Financial and operating data of U.S. affiliates.--The data on the
overall operations of U.S. affiliates are collected in BEA's annual
and benchmark surveys Of FDIUS. The data cover U.S. affiliates'
balance sheets and income statements, employment and compensation of
employees, trade in goods, research and development expenditures,
sources of finance, and selected data by State. In addition, the gross
product of affiliates is estimated from the data reported in these
surveys.
Except in benchmark survey years, these data, unlike the new
investment data, cover only nonbank affiliates. AD data on the overall
operations of nonbank U.S. affiliates are on a fiscal year basis. The
data cover the entire operations of the U.S. affiliate, irrespective of
the percentage of foreign ownership.
Balance of payments and the direct investment position data.--These
data are collected in the quarterly survey Of FDIUS. The data cover the
U.S. affiliate's cross-border transactions and positions with its
foreign parent or other members of its foreign parent group, so these
data focus on the foreign parent's share, or interest, in the
affiliate rather than on the affiliate's size or level of
operations. The major items included in the U.S. balance of payments are
direct investment capital flows, direct investment income, royalties and
license fees, and other services transactions with the foreign parent
group.
(1.) For a more detailed discussion of the differences between these
three sets of data, see Alicia M. Quijano, "A Guide" to BEA
Statistics on Foreign Direct investment in the United States: Survey 70
(February 1990): 29-37. This guide is available on BEA's Web site
at <http://www.bea.doc.gov/bea/ail.htm>.
For a comparison of the data on affiliate operations with the data
on new investment. See the appendix "Sources of Data" in
Mahnaz Fahim-Nader and William J. Zeile, "Foreign Direct Investment
in the United States: New Investment in 1994 and Affiliate Operations in
1993: Survey 75 (may 1995): 68-70.
RELATED ARTICLE: Data Availability
This article presents summary data on foreign direct investment to
acquire or establish businesses in the United States and on the
operations of U.S. affiliates of foreign companies.
A set of supplementary tables that present detail on the number of
investments and investors for 1992-96 and on investment outlays and
selected operating data for the newly acquired or established businesses
for 1992-97 will be available on diskette later this summer. In
addition, a set of tables for 1980-91 is available.
The revised detailed estimates of U.S. affiliate operations for
1995 and the preliminary estimates for 1995 from the annual surveys will
also be available later this summer. The detailed estimates of U.S.
affiliate operations for 1977-94 are available on diskettes, and the
estimates for 1991-94 are also available in publications.
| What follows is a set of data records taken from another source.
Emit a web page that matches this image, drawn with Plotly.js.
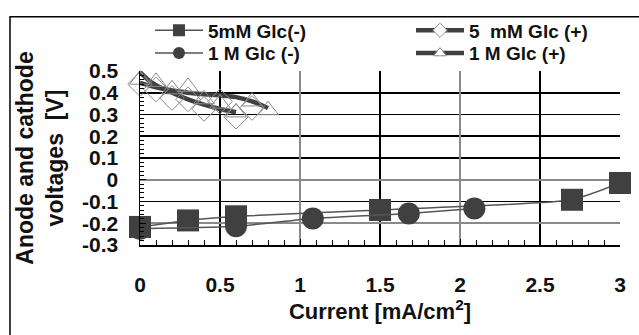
<!DOCTYPE html>
<html>
<head>
<meta charset="utf-8">
<script src="https://cdn.plot.ly/plotly-3.0.1.min.js"></script>
<style>html,body{margin:0;padding:0;background:#fff}#chart{width:639px;height:335px}</style>
</head>
<body>
<div id="chart"></div>
<script>
// ---- data ----
const seriesNames = ["5mM Glc(-)", "1 M Glc (-)", "5  mM Glc (+)", "1 M Glc (+)"];

const sq5mMX = [0, 0.3, 0.6, 1.5, 2.7, 3.0];
const sq5mMY = [-0.217, -0.187, -0.168, -0.139, -0.092, -0.015];

const ci1MX = [0, 0.6, 1.08, 1.68, 2.09];
const ci1MY = [-0.225, -0.214, -0.178, -0.155, -0.132];

const dia5mMX = [0, 0.1, 0.2, 0.3, 0.4, 0.5, 0.6, 0.7];
const dia5mMY = [0.44, 0.415, 0.376, 0.37, 0.326, 0.36, 0.29, 0.33];

const tri1MX = [0, 0.1, 0.2, 0.3, 0.4, 0.5, 0.6, 0.7, 0.8];
const tri1MY = [0.46, 0.45, 0.416, 0.427, 0.37, 0.35, 0.31, 0.36, 0.32];

const curve5mMX = [0, 0.05, 0.1, 0.2, 0.3, 0.4, 0.5, 0.6];
const curve5mMY = [0.495, 0.46, 0.435, 0.40, 0.37, 0.345, 0.325, 0.31];

const curve1MX = [0, 0.1, 0.2, 0.3, 0.4, 0.5, 0.6, 0.7, 0.8];
const curve1MY = [0.445, 0.425, 0.41, 0.40, 0.393, 0.388, 0.38, 0.36, 0.33];

const xTickVals = [0, 0.5, 1, 1.5, 2, 2.5, 3];
const yTickVals = [-0.3, -0.2, -0.1, 0, 0.1, 0.2, 0.3, 0.4, 0.5];
const xGridGray = [1, 2, 3];
const yGridGray = [0, -0.2];

// ---- styling ----
const FONT = "Liberation Sans, Arial, sans-serif";
const DARK = "#404040";
const GRAY = "#8a8a8a";
const TXT = "#111";

const traces = [
  // (+) thick curves
  {x: curve5mMX, y: curve5mMY, mode: "lines", showlegend: false,
   line: {color: DARK, width: 4.5, shape: "spline", smoothing: 1}},
  {x: curve1MX, y: curve1MY, mode: "lines", showlegend: false,
   line: {color: DARK, width: 4.5, shape: "spline", smoothing: 1}},
  // (+) open markers
  {x: dia5mMX, y: dia5mMY, mode: "markers", showlegend: false,
   marker: {symbol: "diamond-open", size: 19, color: GRAY, line: {width: 1}}, cliponaxis: false},
  {x: tri1MX, y: tri1MY, mode: "markers", showlegend: false,
   marker: {symbol: "triangle-up-open", size: 18, color: GRAY, line: {width: 1}}, cliponaxis: false},
  // thin (-) series
  {x: sq5mMX, y: sq5mMY, mode: "lines+markers", showlegend: false,
   line: {color: "#555", width: 1.5, shape: "spline", smoothing: 0.5},
   marker: {symbol: "square", size: 22, color: DARK}, cliponaxis: false},
  {x: ci1MX, y: ci1MY, mode: "lines+markers", showlegend: false,
   line: {color: "#555", width: 1.5, shape: "spline", smoothing: 0.5},
   marker: {symbol: "circle", size: 22, color: DARK}, cliponaxis: false},
  // overlay subplot carrying the gray grid lines (no visible data)
  {x: [null], y: [null], mode: "markers", showlegend: false, xaxis: "x2", yaxis: "y2"},
  // legend keys
  {x: [null], y: [null], name: seriesNames[0], mode: "lines+markers", legend: "legend",
   line: {color: "#555", width: 1.5}, marker: {symbol: "square", size: 12, color: DARK}},
  {x: [null], y: [null], name: seriesNames[1], mode: "lines+markers", legend: "legend2",
   line: {color: "#555", width: 1.5}, marker: {symbol: "circle", size: 12, color: DARK}},
  {x: [null], y: [null], name: seriesNames[2], mode: "lines+markers", legend: "legend3",
   line: {color: DARK, width: 4.5},
   marker: {symbol: "diamond", size: 11, color: "#fff", line: {color: GRAY, width: 1}}},
  {x: [null], y: [null], name: seriesNames[3], mode: "lines+markers", legend: "legend4",
   line: {color: DARK, width: 4.5},
   marker: {symbol: "triangle-up", size: 11, color: "#fff", line: {color: GRAY, width: 1}}}
];

const L = 140, R = 620, T = 69, B = 245;
const pw = R - L, ph = B - T;
const px = v => (v - L) / pw;
const py = v => (B - v) / ph;

const legendFont = {family: FONT, size: 19, color: TXT, weight: 700};
function leg(xp, yp) {
  return {x: px(xp), y: py(yp), xanchor: "left", yanchor: "middle", bgcolor: "rgba(0,0,0,0)",
          borderwidth: 0, font: legendFont, itemwidth: 48, tracegroupgap: 0};
}

const tickFont = {family: FONT, size: 21, weight: 700, color: TXT};

const layout = {
  width: 639, height: 335,
  margin: {l: L, r: 639 - R, t: T, b: 335 - B},
  paper_bgcolor: "#fff", plot_bgcolor: "#fff",
  font: {family: FONT, size: 18, color: TXT, weight: 700},
  showlegend: true,
  legend: leg(150, 28),
  legend2: leg(150, 51),
  legend3: leg(411, 28),
  legend4: leg(411, 51),
  xaxis: {
    range: [0, 3], tickvals: xTickVals, ticktext: xTickVals.map(String),
    ticks: "inside", ticklen: 6, tickcolor: "#000", tickwidth: 1,
    minor: {dtick: 0.1, ticks: "inside", ticklen: 5, tickcolor: "#000", showgrid: false},
    showgrid: true, gridcolor: "#000", gridwidth: 1.6,
    zeroline: false, showline: true, linecolor: "#000", linewidth: 1.5,
    ticklabelstandoff: 20,
    tickfont: tickFont,
    title: {text: "Current [mA/cm<sup>2</sup>]", standoff: 1,
            font: {family: FONT, size: 22, weight: 700, color: TXT}},
    automargin: false
  },
  yaxis: {
    range: [-0.3, 0.5], tickvals: yTickVals, ticktext: yTickVals.map(String),
    ticks: "inside", ticklen: 6, tickcolor: "#000",
    minor: {dtick: 0.02, ticks: "inside", ticklen: 4, tickcolor: "#000", showgrid: false},
    showgrid: true, gridcolor: "#000", gridwidth: 1.6,
    zeroline: false, showline: true, linecolor: "#000", linewidth: 1.5,
    ticklabelstandoff: 16,
    tickfont: tickFont,
    title: {text: "Anode and cathode<br>voltages  [V]", standoff: 12,
            font: {family: FONT, size: 23, weight: 700, color: TXT}},
    automargin: false
  },
  xaxis2: {overlaying: "x", anchor: "y2", range: [0, 3], tickvals: xGridGray,
           showticklabels: false, ticks: "", showgrid: true, gridcolor: GRAY, gridwidth: 1.8,
           zeroline: false, showline: false},
  yaxis2: {overlaying: "y", anchor: "x2", range: [-0.3, 0.5], tickvals: yGridGray,
           showticklabels: false, ticks: "", showgrid: true, gridcolor: GRAY, gridwidth: 1.8,
           zeroline: false, showline: false},
  shapes: [{type: "rect", xref: "paper", yref: "paper",
            x0: px(10), x1: px(648), y0: py(345), y1: py(14),
            line: {color: "#000", width: 1.5}, fillcolor: "rgba(0,0,0,0)", layer: "below"}]
};

Plotly.newPlot("chart", traces, layout, {staticPlot: true, displayModeBar: false});
</script>
</body>
</html>
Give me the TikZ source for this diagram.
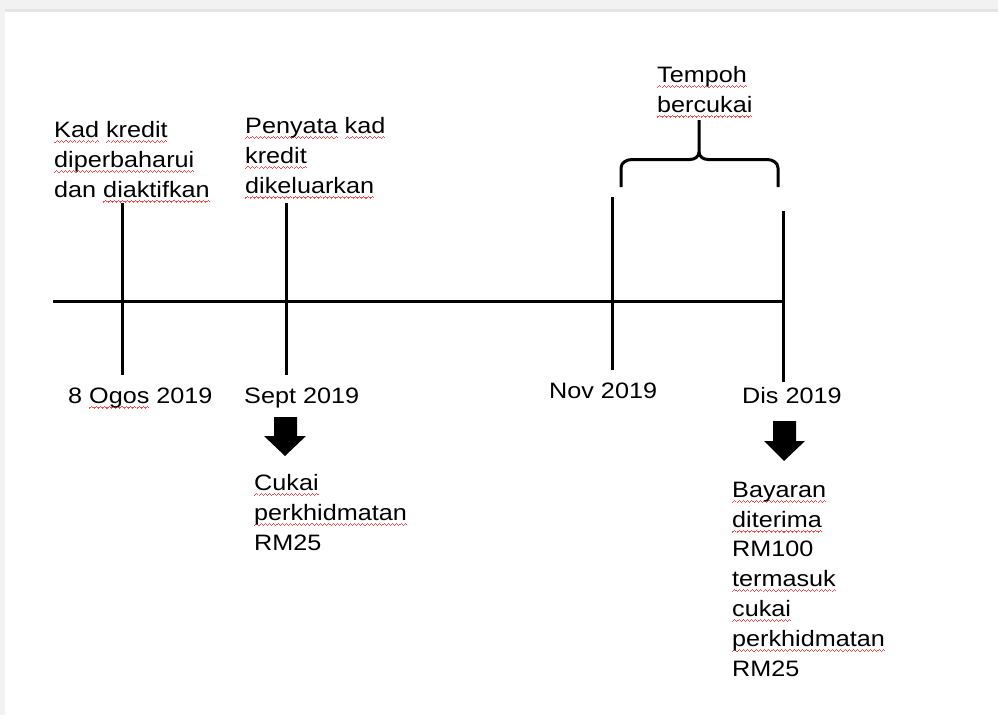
\documentclass[tikz,border=0pt]{standalone}
\usepackage{fontspec}
\setmainfont{Liberation Sans}[FakeStretch=1.13]
\newcommand\wvpiece{\hbox{\rule[0pt]{1.05pt}{1.1pt}\rule[0.9pt]{1.05pt}{1.1pt}\rule[1.8pt]{1.05pt}{1.1pt}\rule[0.9pt]{1.05pt}{1.1pt}}}
\newcommand\sq[1]{\setbox0\hbox{#1}\rlap{\color{red!70}\lower5.5pt\hbox to\wd0{\xleaders\wvpiece\hfill}}\box0\relax}
\begin{document}
\begin{tikzpicture}[x=1pt,y=-1pt,
  ln/.style={line width=3pt},
  lbl/.style={inner sep=0pt,anchor=base west,align=left,font=\fontsize{22.3}{29.8}\selectfont},
  blk/.style={fill=black}]
\useasboundingbox (0,0) rectangle (998,715);
\fill[black!5] (0,0) rectangle (998,9);
\fill[black!10] (0,9) rectangle (998,12);
\fill[black!5] (0,0) rectangle (5,715);
% axis and ticks
\coordinate (a0) at (53,301);
\coordinate (a1) at (783,301);
\coordinate (t1a) at (122,203); \coordinate (t1b) at (122,375);
\coordinate (t2a) at (286,203); \coordinate (t2b) at (286,375);
\coordinate (t3a) at (612,197); \coordinate (t3b) at (612,370);
\coordinate (t4a) at (783,211); \coordinate (t4b) at (783,382);
\draw[ln] (a0) -- (a1);
\draw[ln] (t1a) -- (t1b);
\draw[ln] (t2a) -- (t2b);
\draw[ln] (t3a) -- (t3b);
\draw[ln] (t4a) -- (t4b);
% brace
\coordinate (bl) at (621,187);
\coordinate (br) at (778,187);
\coordinate (bt) at (699,120);
\draw[ln,line join=round] (bl) -- (621,168) to[out=90,in=180] (632,159.5) -- (690,159.5) to[out=0,in=270] (699,152) -- (bt);
\draw[ln,line join=round] (br) -- (778,168) to[out=90,in=0] (767,159.5) -- (708,159.5) to[out=180,in=270] (699,152);
% texts (base anchor = last line)
\node[lbl] (k1) at (54,197) {\sq{Kad} \sq{kredit}\\\sq{diperbaharui}\\dan \sq{diaktifkan}};
\node[lbl] (k2) at (245,193) {\sq{Penyata} \sq{kad}\\\sq{kredit}\\\sq{dikeluarkan}};
\node[lbl] (k3) at (657,112) {\sq{Tempoh}\\\sq{bercukai}};
\node[lbl] (d1) at (68,403) {8 \sq{Ogos} 2019};
\node[lbl] (d2) at (244,403) {Sept 2019};
\node[lbl] (d3) at (549,398) {Nov 2019};
\node[lbl] (d4) at (742,403) {Dis 2019};
\node[lbl] (c1) at (254,550) {\sq{Cukai}\\\sq{perkhidmatan}\\RM25};
\node[lbl] (c2) at (732,676) {\sq{Bayaran}\\\sq{diterima}\\RM100\\\sq{termasuk}\\\sq{cukai}\\\sq{perkhidmatan}\\RM25};
% block arrows
\fill[blk] (274,417) -- (297,417) -- (297,436) -- (306,436) -- (285,456) -- (264,436) -- (274,436) -- cycle;
\fill[blk] (773,421) -- (796,421) -- (796,441) -- (805,441) -- (784,461) -- (764,441) -- (773,441) -- cycle;
\end{tikzpicture}
\end{document}
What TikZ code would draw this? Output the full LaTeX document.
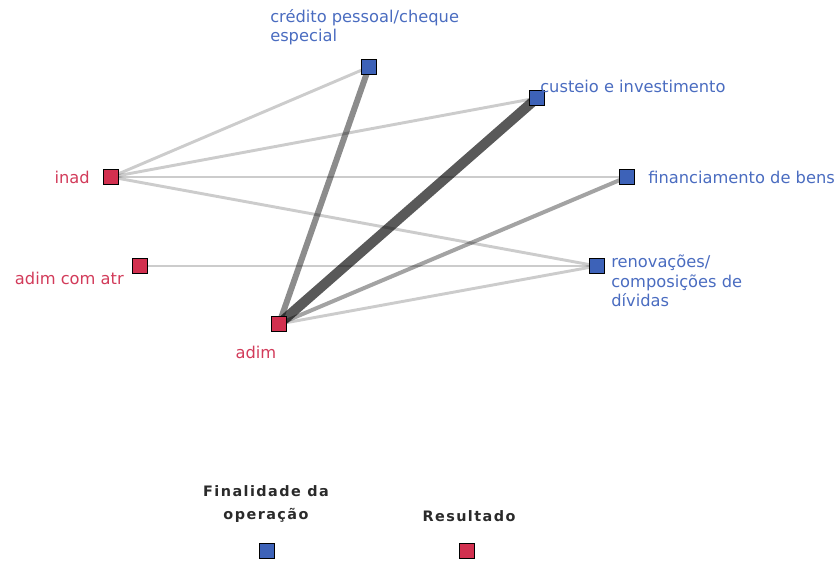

For more information on these products and how to get them, see
the International Investment Division Product Guide on BEA's Web
site at <http://www.bea.doc.gov/bea/ai/iidgud06.htm>, or write to
Research Branch (BE-50), International Investment Division, Bureau of
Economic Analysis, U.S. Department of Commerce, Washington, DC 20230.
RELATED ARTICLE: Using Employment Data to Estimate Affiliate Shares
of the U.S. Economy
In this article, data on employment are used to estimate affiliate
shares of the U.S. economy because these data can be disaggregated by
industry of sales, a basis that approximates the disaggregation of the
data for all U.S. businesses by industry of establishment. Thus, the
data on affiliate employment can be used to calculate the affiliate
shares of the U.S. economy at a greater level of detail than can be
calculated using the gross product estimates or other data, which can
only be disaggregated on the basis of industry of affiliate.(1)
In the classification by industry of sales, the data on affiliate
employment (and sales) are distributed among all of the industries in
which the affiliate reports sales.
As a result, employment classified by industry of sales should
approximate that classified by industry of establishment (or plant),
because an affiliate that has an establishment in an industry usually
also has sales in that industry.(2)
In the classification by industry of affiliate, all of the
operations data (including the employment data) for an affiliate are
assigned to that affiliate's "primary" industry--the
industry in which it has the most sales.(3) As a result, any affiliate
operations that take place in secondary industries will be classified as
operations in the primary industry
(1.) Establishment-level data from a joint project of BEA and the
Bureau of the Census can be used to calculate affiliate shares at an
even greater Level of detail. These data show each four-digit
manufacturing industry in the Standard Industrial Classification; they
are currently available for 1987-92. The data for 1990 are analyzed in
Ned G. Howenstine and William J. Zeile, "Characteristics of
Foreign-Owned US. Manufacturing Establishments," Survey 74 (January
1994): 34-59. The data for 1991 are analyzed in Ned G. Howenstine and
Dale P. Shannon, "Differences in Foreign-Owned U.S. Manufacturing
Establishments by Country of Owner," Survey 76 (March 1996): 43-60.
(2.) However, if one establishment of an affiliate provides all of
its output to another establishment of the affiliate, the affiliate will
not have sales in the industry of the first establishment. For example,
if an affiliate operates both a metal mine and a metal-manufacturing
plant and if the entire output of the mine is used by the manufacturing
plant, all of the affiliate's sales will be in metal manufacturing,
and none in metal mining. When the mining employees are distributed by
industry of sales, they are classified in manufacturing even though the
industry of the establishment is mining.
(3.) An affiliate's primary industry is based on a breakdown of
the affiliates sales by three-digit BEA International Surveys Industry
classification code. These codes are adapted from the Standard
Industrial Classification Manual, 1987.